Information shown:
+---+
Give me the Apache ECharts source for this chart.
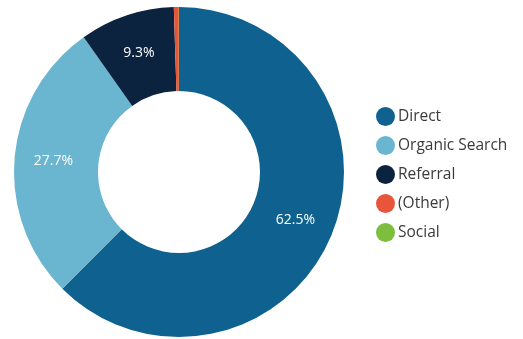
<!DOCTYPE html>
<html>
<head>
<meta charset="utf-8">
<script src="https://cdn.jsdelivr.net/npm/echarts@6/dist/echarts.min.js"></script>
<style>
  html, body { margin: 0; padding: 0; background: #fff; }
  #chart { width: 523px; height: 339px; }
</style>
</head>
<body>
<div id="chart"></div>
<script>
// Traffic sources share (percent)
const channels = ['Direct', 'Organic Search', 'Referral', '(Other)', 'Social'];
const shares = [62.5, 27.7, 9.3, 0.48, 0.02];
const colors = ['#0f628f', '#6ab5cf', '#0c2340', '#e8553a', '#7dbe3c'];

const chart = echarts.init(document.getElementById('chart'));
chart.setOption({
  animation: false,
  color: colors,
  legend: {
    orient: 'vertical',
    left: 371,
    top: 102,
    icon: 'circle',
    itemWidth: 19,
    itemHeight: 19,
    itemGap: 10,
    textStyle: { fontFamily: 'Open Sans', fontSize: 15.5, color: '#3a3a3a', padding: [0, 0, 0, -2] },
    data: channels
  },
  series: [{
    type: 'pie',
    center: [179, 172],
    radius: [81, 165],
    startAngle: 90,
    clockwise: true,
    avoidLabelOverlap: false,
    label: {
      show: true,
      position: 'inside',
      color: '#ffffff',
      fontFamily: 'Open Sans',
      fontSize: 14,
      formatter: p => (p.value >= 1 ? p.value.toFixed(1) + '%' : '')
    },
    labelLine: { show: false },
    itemStyle: { borderWidth: 0 },
    emphasis: { disabled: true },
    data: channels.map((c, i) => ({ name: c, value: shares[i] }))
  }]
});
</script>
</body>
</html>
+---+
Repeat only the lines from the beginning of the material through the line containing "['#0f628f', '#6ab5cf', '#0c2340', '#e8553a', '#7dbe3c'];", both ends kept, leaving pictures out.

Solution to the problem:
Give me the Apache ECharts source for this chart.
<!DOCTYPE html>
<html>
<head>
<meta charset="utf-8">
<script src="https://cdn.jsdelivr.net/npm/echarts@6/dist/echarts.min.js"></script>
<style>
  html, body { margin: 0; padding: 0; background: #fff; }
  #chart { width: 523px; height: 339px; }
</style>
</head>
<body>
<div id="chart"></div>
<script>
// Traffic sources share (percent)
const channels = ['Direct', 'Organic Search', 'Referral', '(Other)', 'Social'];
const shares = [62.5, 27.7, 9.3, 0.48, 0.02];
const colors = ['#0f628f', '#6ab5cf', '#0c2340', '#e8553a', '#7dbe3c'];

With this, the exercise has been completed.